**Set problem:**
Nothing in the data should change when you return it, but leave the pictures out.

**Stored data:**
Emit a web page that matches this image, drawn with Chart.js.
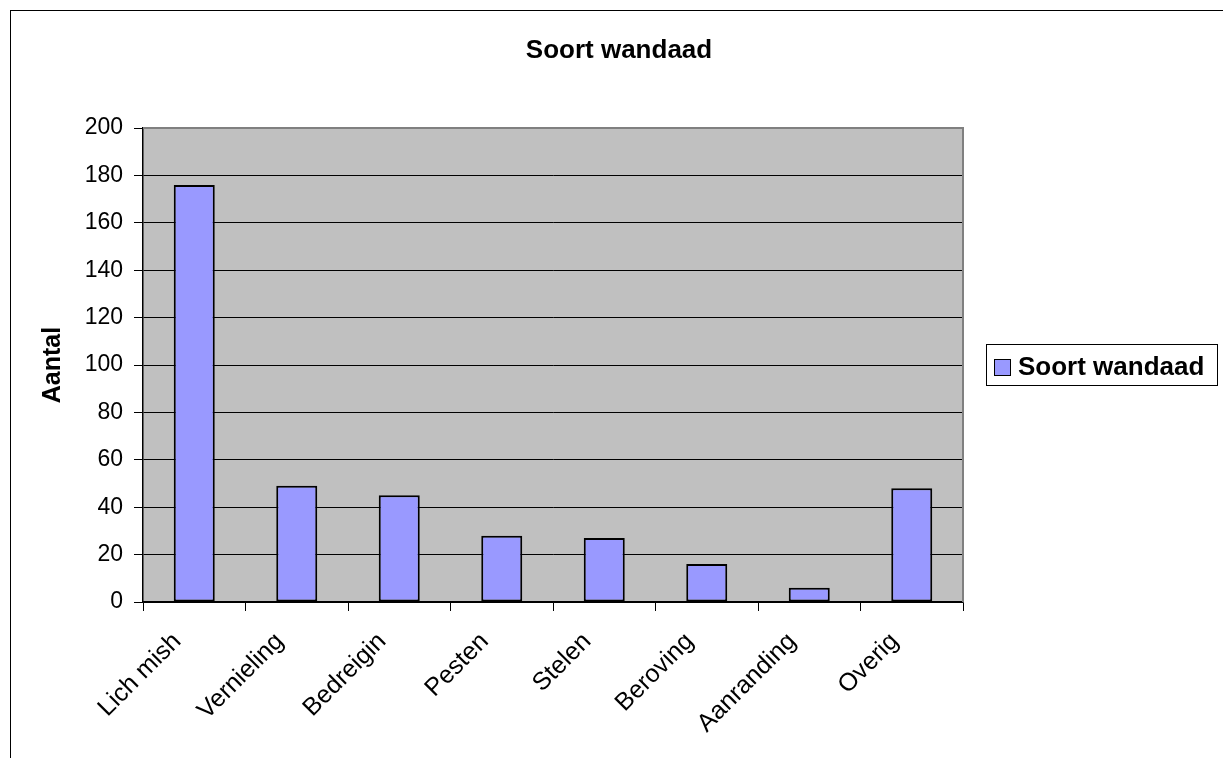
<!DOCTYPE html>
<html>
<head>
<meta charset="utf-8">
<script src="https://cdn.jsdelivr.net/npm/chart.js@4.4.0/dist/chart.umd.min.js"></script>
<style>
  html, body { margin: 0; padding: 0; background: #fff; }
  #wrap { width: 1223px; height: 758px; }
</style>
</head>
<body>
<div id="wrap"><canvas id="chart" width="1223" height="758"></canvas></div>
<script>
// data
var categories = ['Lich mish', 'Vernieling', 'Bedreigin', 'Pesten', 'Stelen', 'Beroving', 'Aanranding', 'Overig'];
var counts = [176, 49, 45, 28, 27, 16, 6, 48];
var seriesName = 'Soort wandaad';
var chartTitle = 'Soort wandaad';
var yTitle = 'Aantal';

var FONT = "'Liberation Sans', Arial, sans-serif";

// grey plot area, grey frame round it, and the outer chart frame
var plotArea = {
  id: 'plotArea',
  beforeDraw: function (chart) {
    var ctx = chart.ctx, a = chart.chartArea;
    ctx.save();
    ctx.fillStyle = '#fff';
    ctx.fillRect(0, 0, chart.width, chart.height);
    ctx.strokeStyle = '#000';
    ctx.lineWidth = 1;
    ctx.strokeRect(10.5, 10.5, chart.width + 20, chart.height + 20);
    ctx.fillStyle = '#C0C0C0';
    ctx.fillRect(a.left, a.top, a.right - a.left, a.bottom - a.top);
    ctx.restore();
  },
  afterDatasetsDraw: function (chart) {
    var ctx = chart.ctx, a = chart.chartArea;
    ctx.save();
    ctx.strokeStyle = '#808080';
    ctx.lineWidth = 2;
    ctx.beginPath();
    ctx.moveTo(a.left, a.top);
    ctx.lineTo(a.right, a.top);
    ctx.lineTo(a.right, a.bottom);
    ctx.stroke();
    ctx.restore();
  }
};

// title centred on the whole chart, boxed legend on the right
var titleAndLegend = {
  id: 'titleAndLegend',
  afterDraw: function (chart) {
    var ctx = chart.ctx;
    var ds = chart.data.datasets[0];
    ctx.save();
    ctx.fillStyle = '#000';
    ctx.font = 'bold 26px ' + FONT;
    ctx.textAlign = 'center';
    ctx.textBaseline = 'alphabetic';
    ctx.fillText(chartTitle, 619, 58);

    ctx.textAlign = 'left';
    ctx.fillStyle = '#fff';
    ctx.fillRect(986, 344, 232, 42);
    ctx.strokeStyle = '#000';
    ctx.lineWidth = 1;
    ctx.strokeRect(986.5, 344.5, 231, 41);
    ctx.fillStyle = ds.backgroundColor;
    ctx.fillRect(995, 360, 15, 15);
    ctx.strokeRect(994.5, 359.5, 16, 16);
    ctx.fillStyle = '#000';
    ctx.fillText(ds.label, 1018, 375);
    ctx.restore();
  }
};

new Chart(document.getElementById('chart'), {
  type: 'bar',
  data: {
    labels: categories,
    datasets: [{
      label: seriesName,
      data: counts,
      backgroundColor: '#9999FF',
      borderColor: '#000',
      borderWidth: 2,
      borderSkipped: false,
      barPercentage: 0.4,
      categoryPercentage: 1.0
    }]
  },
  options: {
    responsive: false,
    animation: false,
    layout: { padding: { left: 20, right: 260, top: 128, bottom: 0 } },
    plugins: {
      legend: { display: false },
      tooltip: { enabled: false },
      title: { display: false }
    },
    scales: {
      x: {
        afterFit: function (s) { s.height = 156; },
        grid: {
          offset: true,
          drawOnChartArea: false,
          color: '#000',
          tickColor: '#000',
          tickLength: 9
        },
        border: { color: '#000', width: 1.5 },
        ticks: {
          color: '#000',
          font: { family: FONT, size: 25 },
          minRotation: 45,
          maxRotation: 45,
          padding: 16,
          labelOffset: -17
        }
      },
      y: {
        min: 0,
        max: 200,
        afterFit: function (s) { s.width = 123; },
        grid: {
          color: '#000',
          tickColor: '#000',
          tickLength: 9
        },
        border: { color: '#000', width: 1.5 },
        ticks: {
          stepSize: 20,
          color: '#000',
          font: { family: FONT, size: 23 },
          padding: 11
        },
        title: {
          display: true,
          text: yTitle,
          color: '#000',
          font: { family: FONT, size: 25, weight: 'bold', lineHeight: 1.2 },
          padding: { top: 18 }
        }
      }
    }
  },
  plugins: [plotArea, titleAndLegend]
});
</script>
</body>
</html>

**Final result:**
Emit a web page that matches this image, drawn with Chart.js.
<!DOCTYPE html>
<html>
<head>
<meta charset="utf-8">
<script src="https://cdn.jsdelivr.net/npm/chart.js@4.4.0/dist/chart.umd.min.js"></script>
<style>
  html, body { margin: 0; padding: 0; background: #fff; }
  #wrap { width: 1223px; height: 758px; }
</style>
</head>
<body>
<div id="wrap"><canvas id="chart" width="1223" height="758"></canvas></div>
<script>
// data
var categories = ['Lich mish', 'Vernieling', 'Bedreigin', 'Pesten', 'Stelen', 'Beroving', 'Aanranding', 'Overig'];
var counts = [176, 49, 45, 28, 27, 16, 6, 48];
var seriesName = 'Soort wandaad';
var chartTitle = 'Soort wandaad';
var yTitle = 'Aantal';

var FONT = "'Liberation Sans', Arial, sans-serif";

// grey plot area, grey frame round it, and the outer chart frame
var plotArea = {
  id: 'plotArea',
  beforeDraw: function (chart) {
    var ctx = chart.ctx, a = chart.chartArea;
    ctx.save();
    ctx.fillStyle = '#fff';
    ctx.fillRect(0, 0, chart.width, chart.height);
    ctx.strokeStyle = '#000';
    ctx.lineWidth = 1;
    ctx.strokeRect(10.5, 10.5, chart.width + 20, chart.height + 20);
    ctx.fillStyle = '#C0C0C0';
    ctx.fillRect(a.left, a.top, a.right - a.left, a.bottom - a.top);
    ctx.restore();
  },
  afterDatasetsDraw: function (chart) {
    var ctx = chart.ctx, a = chart.chartArea;
    ctx.save();
    ctx.strokeStyle = '#808080';
    ctx.lineWidth = 2;
    ctx.beginPath();
    ctx.moveTo(a.left, a.top);
    ctx.lineTo(a.right, a.top);
    ctx.lineTo(a.right, a.bottom);
    ctx.stroke();
    ctx.restore();
  }
};

// title centred on the whole chart, boxed legend on the right
var titleAndLegend = {
  id: 'titleAndLegend',
  afterDraw: function (chart) {
    var ctx = chart.ctx;
    var ds = chart.data.datasets[0];
    ctx.save();
    ctx.fillStyle = '#000';
    ctx.font = 'bold 26px ' + FONT;
    ctx.textAlign = 'center';
    ctx.textBaseline = 'alphabetic';
    ctx.fillText(chartTitle, 619, 58);

    ctx.textAlign = 'left';
    ctx.fillStyle = '#fff';
    ctx.fillRect(986, 344, 232, 42);
    ctx.strokeStyle = '#000';
    ctx.lineWidth = 1;
    ctx.strokeRect(986.5, 344.5, 231, 41);
    ctx.fillStyle = ds.backgroundColor;
    ctx.fillRect(995, 360, 15, 15);
    ctx.strokeRect(994.5, 359.5, 16, 16);
    ctx.fillStyle = '#000';
    ctx.fillText(ds.label, 1018, 375);
    ctx.restore();
  }
};

new Chart(document.getElementById('chart'), {
  type: 'bar',
  data: {
    labels: categories,
    datasets: [{
      label: seriesName,
      data: counts,
      backgroundColor: '#9999FF',
      borderColor: '#000',
      borderWidth: 2,
      borderSkipped: false,
      barPercentage: 0.4,
      categoryPercentage: 1.0
    }]
  },
  options: {
    responsive: false,
    animation: false,
    layout: { padding: { left: 20, right: 260, top: 128, bottom: 0 } },
    plugins: {
      legend: { display: false },
      tooltip: { enabled: false },
      title: { display: false }
    },
    scales: {
      x: {
        afterFit: function (s) { s.height = 156; },
        grid: {
          offset: true,
          drawOnChartArea: false,
          color: '#000',
          tickColor: '#000',
          tickLength: 9
        },
        border: { color: '#000', width: 1.5 },
        ticks: {
          color: '#000',
          font: { family: FONT, size: 25 },
          minRotation: 45,
          maxRotation: 45,
          padding: 16,
          labelOffset: -17
        }
      },
      y: {
        min: 0,
        max: 200,
        afterFit: function (s) { s.width = 123; },
        grid: {
          color: '#000',
          tickColor: '#000',
          tickLength: 9
        },
        border: { color: '#000', width: 1.5 },
        ticks: {
          stepSize: 20,
          color: '#000',
          font: { family: FONT, size: 23 },
          padding: 11
        },
        title: {
          display: true,
          text: yTitle,
          color: '#000',
          font: { family: FONT, size: 25, weight: 'bold', lineHeight: 1.2 },
          padding: { top: 18 }
        }
      }
    }
  },
  plugins: [plotArea, titleAndLegend]
});
</script>
</body>
</html>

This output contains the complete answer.